Translational Pruritus Research „PruSearch”

DFG-funded Research Group FOR 2690 (2018 – 2025)

Our consortium deepened the neurophysiologic basis of itch by revealing a specific class of C-fiber pruriceptors—termed C-OSMR-SST neurons—expressing the complete transduction cascade for Interleukin-31 and being responsive to pruritogens like IL-31, leukotriene C4, and histamine. These neurons, conserved across pig, monkey, and human, uniquely respond to slow depolarizing electrical pulses, validating our selective activation protocol. This supports the "labelled line" theory of itch, while our single-fiber recordings in humans also confirm the "spatial contrast" theory, where slow bursting patterns in polymodal nociceptors induce itch rather than pain.

Methodologically, improved analysis techniques enabled quantification of spontaneous C-nociceptor activity in hepatobiliary pruritus by microneurography. Dermal microdialysis and microneedle sampling allow precise measurement of RNA species in eczema and atopic dermatitis, while keratinocyte stretch chambers modeled scratch-induced transcriptomic changes. Spatial transcriptomics and novel structural metrics—such as intraepidermal nerve fiber branching—enhance specificity and objectivity in assessing sensory sensitivity.

In dermatologic diseases, scratching promotes nerve fiber branching, reinforcing the itch-scratch cycle. Crucially, electrically induced itch occurs in atopic dermatitis, but not psoriasis, aligning with the presence of IL-31RA+/histamine-sensitive pruriceptors, specific T-cells (effector memory T-cells) as IL-31 source and the anti-pruritic efficacy of anti-IL-31 and JAK inhibitors in atopic dermatitis, but not psoriasis. These differences might well explain distinct scratching behavior in these conditions. In systemic itch (e.g., hepatobiliary and myeloproliferative diseases), a hallmark finding is the switch from electrically induced pain to itch—driven by sensitization via histamine-sensitive pruriceptors.

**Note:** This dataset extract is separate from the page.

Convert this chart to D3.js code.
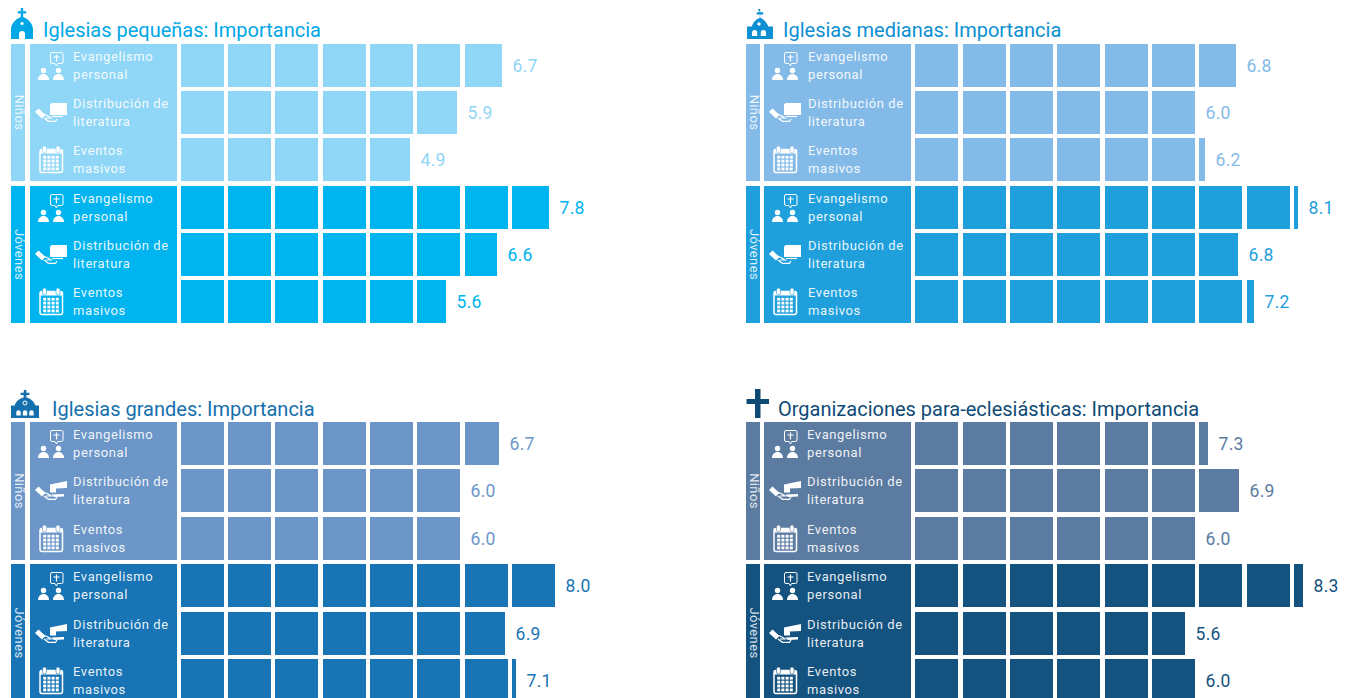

This is corroborated by clinical success of JAK1/2 inhibitors and microneurography data showing spontaneous activity in both polymodal and silent nociceptors.

In neuropathic itch, the consortium unified dermatological and neurological perspectives, identifying it as a common, clinically significant symptom in polyneuropathy. Tonic electrical stimulation of C-fibers best correlates with clinical pain ratings, reflecting ongoing nociceptor activity. No clear predictive phenotype for neuropathic itch was found.

Key conceptual advances of the consortium include: (1) the central role of C-OSMR-SST neurons in chronic itch; (2) the importance of nerve branching and local neurotrophic/repellent gradients in distinguishing neuropathic from non-neuropathic itch; and (3) the recognition that chronic itch involves peripheral and central sensitization—now formally integrated into the updated definition of itch, marking a conceptual leap beyond pain research, where chronicity is still defined by duration alone.